Indigo is resurfacing in other parts of the world as well. In Britain, with support from a European Union funded farm diversification scheme, a group of twenty arable farmers have begun growing indigo Isatis tinctoria - a relative of cabbage but traditionally/locally known as woad - in an area where indigo last grew a hundred years ago. However the crop has little value on the open market and the farmers had to seek out a buyer before sowing a single plant.

Linking producers to markets is crucial. In Bangladesh the Menonite Central Committee, a non-government organisation, saw cultivating indigo as a rural employment opportunity for farmers. They have invested in training in cultivation and extraction of indigo to produce the quality and quantity that designers wanted.
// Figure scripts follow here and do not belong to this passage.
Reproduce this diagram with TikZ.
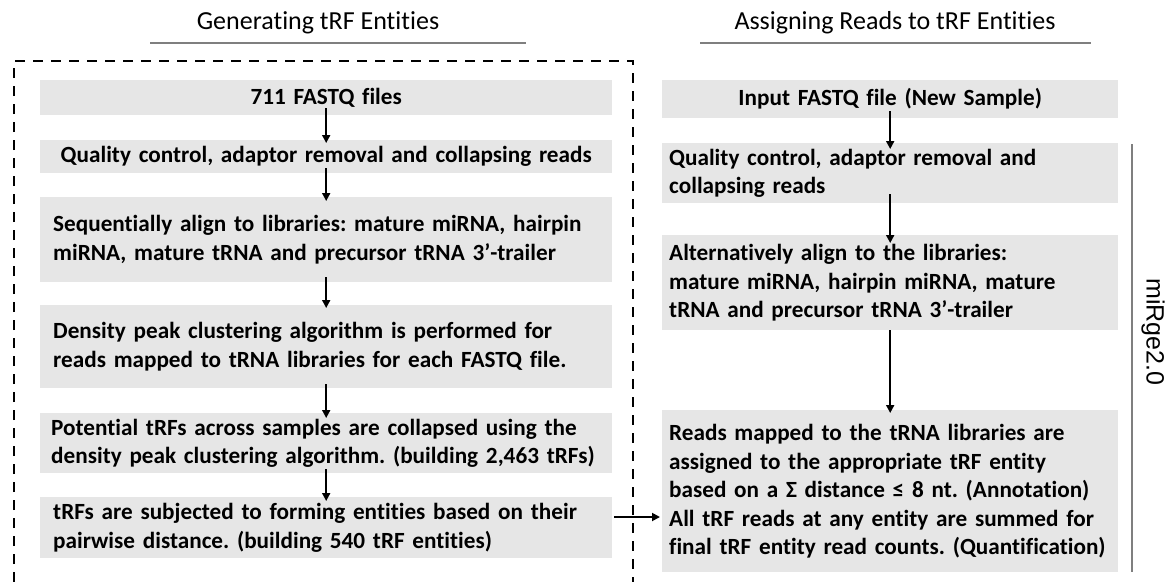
\documentclass[tikz,border=0pt]{standalone}
\usepackage{fontspec}
\setmainfont{Carlito}[RawFeature=-liga]
\newfontfamily\arialfont{Liberation Sans}
\usetikzlibrary{arrows.meta}
\definecolor{boxgray}{HTML}{E6E6E6}
\definecolor{linegray}{HTML}{7F7F7F}
\tikzset{
  stepbox/.style={fill=boxgray, draw=none, inner ysep=0pt, anchor=north west,
    font=\fontsize{23.2}{28.5}\selectfont\bfseries},
  lbox/.style={stepbox, text width=556pt, inner xsep=8pt},
  rbox/.style={stepbox, text width=442pt, inner xsep=7pt},
  flow/.style={line width=1.8pt, -{Triangle[length=8pt,width=8pt]}},
  titletext/.style={font=\fontsize{26}{30}\selectfont},
  rule/.style={draw=linegray, line width=1.3pt},
}
\begin{document}
\frenchspacing
\begin{tikzpicture}[x=1pt,y=-1pt]
\useasboundingbox (0,0) rectangle (1170,581);
% titles
\node[titletext] (t1) at (318,23) {Generating tRF Entities};
\node[titletext] (t2) at (895,23) {Assigning Reads to tRF Entities};
\draw[rule] (150,43) -- (526,43);
\draw[rule] (700,43) -- (1091,43);
% dashed frame
\begin{scope}
\clip (0,0) rectangle (1170,581);
\draw[line width=2.2pt, dash pattern=on 10pt off 8pt] (14,600) -- (14,61) -- (633,61) -- (633,600);
\end{scope}
% left column
\node[lbox, minimum height=35pt, align=center] (l1) at (40,80) {711 FASTQ files};
\node[lbox, minimum height=33pt, align=center] (l2) at (40,140) {Quality control, adaptor removal and collapsing reads};
\node[lbox, minimum height=85pt, align=left] (l3) at (40,197) {\hspace*{5pt}Sequentially align to libraries: mature miRNA, hairpin\\\hspace*{5pt}miRNA, mature tRNA and precursor tRNA 3’-trailer};
\node[lbox, minimum height=83pt, align=left] (l4) at (40,305) {\hspace*{5pt}Density peak clustering algorithm is performed for\\\hspace*{5pt}reads mapped to tRNA libraries for each FASTQ file.};
\node[lbox, minimum height=60pt, align=left] (l5) at (40,413) {\hspace*{3pt}Potential tRFs across samples are collapsed using the\\\hspace*{3pt}density peak clustering algorithm. (building 2,463 tRFs)};
\node[lbox, minimum height=61pt, align=left] (l6) at (40,497) {\hspace*{5pt}tRFs are subjected to forming entities based on their\\\hspace*{5pt}pairwise distance. (building 540 tRF entities)};
% right column
\node[rbox, minimum height=38pt, align=center] (r1) at (662,80) {Input FASTQ file (New Sample)};
\node[rbox, minimum height=60pt, align=left] (r2) at (662,143) {Quality control, adaptor removal and\\collapsing reads};
\node[rbox, minimum height=95pt, align=left] (r3) at (662,235) {Alternatively align to the libraries:\\mature miRNA, hairpin miRNA, mature\\tRNA and precursor tRNA 3’-trailer};
\node[rbox, minimum height=162pt, align=left] (r4) at (662,410) {Reads mapped to the tRNA libraries are\\assigned to the appropriate tRF entity\\based on a Σ distance ≤ 8 nt. (Annotation)\\All tRF reads at any entity are summed for\\final tRF entity read counts. (Quantification)};
% arrows
\draw[flow] ([yshift=7pt]l1.south) -- ([yshift=-3pt]l2.north);
\draw[flow] ([yshift=5pt]l2.south) -- ([yshift=-4pt]l3.north);
\draw[flow] ([yshift=5pt]l3.south) -- ([yshift=-3pt]l4.north);
\draw[flow] ([yshift=4pt]l4.south) -- ([yshift=-5pt]l5.north);
\draw[flow] ([yshift=4pt]l5.south) -- ([yshift=-4pt]l6.north);
\draw[flow] ([yshift=7pt]r1.south) -- ([yshift=-6pt]r2.north);
\draw[flow] ([yshift=9pt]r2.south) -- ([yshift=-8pt]r3.north);
\draw[flow] (r3.south) -- ([yshift=-3pt]r4.north);
\coordinate (hs) at (l6.east |- 0,517);
\coordinate (he) at (r4.west |- 0,517);
\draw[flow] ([xshift=2pt]hs) -- ([xshift=-2pt]he);
% miRge2.0 bracket
\coordinate (b1) at (1132,144);
\coordinate (b2) at (1132,572);
\draw[rule] (b1) -- (b2);
\node[font=\arialfont\fontsize{25}{28}\selectfont, rotate=-90] (mg) at (1153,332) {miRge2.0};
\end{tikzpicture}
\end{document}
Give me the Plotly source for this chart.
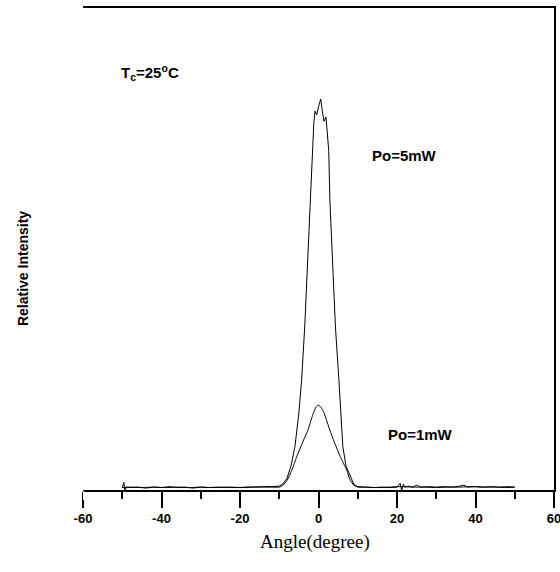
import plotly.graph_objects as go

# ---- data ----
angle_5mw = [-50, -49.6, -49.3, -49, -48, -46, -44, -42, -40, -38, -36, -34, -32, -30,
             -28, -26, -24, -22, -20, -18, -16, -14, -12, -11,
             -10, -9, -8, -7, -6, -5, -4.3, -3.5, -2.8, -2.2, -1.6, -1.2, -0.9, -0.46,
             0.0, 0.56, 1.0, 1.4, 1.9, 2.2, 2.6, 2.9, 3.6, 4.3, 5.2, 6.2, 7.0, 8.0, 9.0, 10,
             11, 12, 14, 16, 18, 20, 20.8, 21.2, 21.6, 22, 23, 24, 25, 26, 28, 30, 32, 34,
             36, 37, 38, 40, 42, 44, 46, 48, 50]
int_5mw = [0.005, 0.016, -0.003, 0.006, 0.005, 0.006, 0.004, 0.006, 0.005, 0.007, 0.005, 0.006, 0.004, 0.006,
           0.005, 0.006, 0.005, 0.006, 0.005, 0.006, 0.006, 0.007, 0.007, 0.008,
           0.008, 0.013, 0.025, 0.05, 0.09, 0.16, 0.228, 0.34, 0.47, 0.602, 0.705, 0.76, 0.786, 0.778,
           0.795, 0.811, 0.785, 0.765, 0.774, 0.74, 0.705, 0.602, 0.47, 0.34, 0.228, 0.09, 0.05, 0.03, 0.012, 0.007,
           0.006, 0.006, 0.005, 0.006, 0.005, 0.006, 0.014, -0.002, 0.012, 0.006, 0.008, 0.006, 0.010, 0.006, 0.007, 0.006, 0.007, 0.006,
           0.008, 0.010, 0.006, 0.007, 0.006, 0.007, 0.006, 0.007, 0.006]

angle_1mw = [-50, -48, -45, -42, -39, -36, -33, -30, -27, -24, -21, -18, -15, -12,
             -10, -9, -8, -6.8, -5.5, -4, -2.7, -2.0, -1.5, -1.0, -0.6, -0.2, 0.2, 0.7, 1.0, 1.5, 2.0, 2.9,
             4, 5.5, 7.2, 8, 9, 10,
             12, 15, 18, 21, 24, 27, 30, 33, 36, 39, 42, 45, 48, 50]
int_1mw = [0.005, 0.006, 0.005, 0.006, 0.005, 0.006, 0.005, 0.006, 0.005, 0.006, 0.005, 0.006, 0.006, 0.006,
           0.006, 0.01, 0.02, 0.041, 0.07, 0.10, 0.124, 0.142, 0.155, 0.166, 0.173, 0.176, 0.175, 0.171, 0.167, 0.158, 0.146, 0.124,
           0.10, 0.07, 0.041, 0.022, 0.01, 0.006,
           0.006, 0.005, 0.006, 0.007, 0.006, 0.006, 0.005, 0.006, 0.006, 0.007, 0.006, 0.006, 0.005, 0.006]

x_ticks = [-60, -40, -20, 0, 20, 40, 60]
x_tick_labels = ["-60", "-40", "-20", "0", "20", "40", "60"]

fig = go.Figure()
fig.add_trace(go.Scatter(x=angle_5mw, y=int_5mw, mode="lines",
                         line=dict(color="black", width=1), showlegend=False))
fig.add_trace(go.Scatter(x=angle_1mw, y=int_1mw, mode="lines",
                         line=dict(color="black", width=1, shape="spline", smoothing=0.6),
                         showlegend=False))

label_font = dict(family="Liberation Sans, Arial", size=15, color="black")

fig.update_layout(
    width=560, height=572,
    margin=dict(l=83, r=6, t=8, b=82),
    paper_bgcolor="white", plot_bgcolor="white",
    xaxis=dict(range=[-60, 60], showline=True, linecolor="black", linewidth=1.5,
               mirror=True, showgrid=False, zeroline=False, automargin=False,
               tickmode="array", tickvals=x_ticks, ticktext=x_tick_labels,
               ticks="outside", ticklen=16, tickwidth=1.5, tickcolor="black",
               ticklabeloverflow="allow",
               tickfont=dict(family="Liberation Sans, Arial", size=13, color="black", weight="bold"),
               minor=dict(dtick=10, tick0=-50, ticks="outside", ticklen=7, tickwidth=1.5, tickcolor="black")),
    yaxis=dict(range=[0, 1], side="right", showline=True, linecolor="black", linewidth=1.5,
               showgrid=False, zeroline=False, showticklabels=False, ticks="", automargin=False),
    annotations=[
        dict(x=-42.9, y=0.867, xref="x", yref="y", text="<b>T<sub>c</sub>=25<sup>o</sup>C</b>",
             showarrow=False, font=label_font),
        dict(x=21.8, y=0.695, xref="x", yref="y", text="<b>Po=5mW</b>",
             showarrow=False, font=label_font),
        dict(x=25.9, y=0.116, xref="x", yref="y", text="<b>Po=1mW</b>",
             showarrow=False, font=label_font),
        dict(x=-0.147, y=0.46, xref="paper", yref="paper", text="<b>Relative Intensity</b>",
             textangle=-90, showarrow=False,
             font=dict(family="Liberation Sans, Arial", size=14, color="black")),
        dict(x=0.492, y=-0.108, xref="paper", yref="paper", text="Angle(degree)",
             showarrow=False, yanchor="middle",
             font=dict(family="Liberation Serif, Times New Roman", size=19, color="black")),
    ],
    shapes=[
        dict(type="rect", xref="x", yref="paper", x0=-60.5, x1=-59.5, y0=-0.021, y1=-0.003,
             fillcolor="white", line=dict(width=0), layer="above"),
    ],
)

fig.write_html("out.html", config={"displayModeBar": False},
               post_script="document.body.style.margin='0';document.body.style.overflow='hidden';")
Whilst at 200 kilograms of indigo production a year the Mymensingh farmers are well below the 2000 kilograms a commercial dye house would require, there are specialist designers willing to pay the premium for the natural dye. In Britain, a mobile field processing unit has been developed to extract the colour on site on each farm and collect enough to supply to the London fashion house that uses it.

Blue business blooms

Suraj Narayan, master printer from Jahota village, Rajasthan with block-printed, indigo dyed fabric that will be sold to Europe
Suraj Narayan, master printer from Jahota village, Rajasthan with block-printed, indigo dyed fabric that will be sold to Europe

In her craft workshop, Aranya, in a suburb of Dhaka, natural dyed goods specialist Ruby Ghuznavi has a wide array of clothes and furnishings on sale all dyed with Mymensingh indigo. "Indigo has been around for centuries. There are records from the second century BC of indigo being used. I don't think there's any fear of losing that in today's world. The indigo revival is helping farming communities who grow the dye, also the people who process it and those outworkers who sew the products."

Natural indigo has always held on to a small market, but there are signs that the market for indigo could increase markedly. Northern India, just outside the town of Jaipur in Rajasthan, is the base for the textile and clothing company, Anokhi, which exports a wide range of women's and men's clothing to Europe and North America. The company sources indigo from India and neighbouring Bangladesh. According to their lead designer, Rachel Bracken Singh, the future for indigo is getting brighter. "I think there is a definite increase in our indigo business, especially in the UK. East, the chain of fashion stores we supply, has had a really good summer with Anokhi and the stores are very focussed on a big plan for indigo prints in 2005 too."

It is unlikely that indigo will ever compete with synthetic dyes and regain its place as the world's favourite blue dye. Synthetic dye is cheaper and more colourfast. However, for as long as natural blue has a niche in fashion and furnishings, indigo as a crop will have a place in farmers' fields in Asia, and elsewhere in the world. To a new generation of farmers it is a novel crop and, with close connections to buyers, going back to natural blue may prove a good step forward for the future.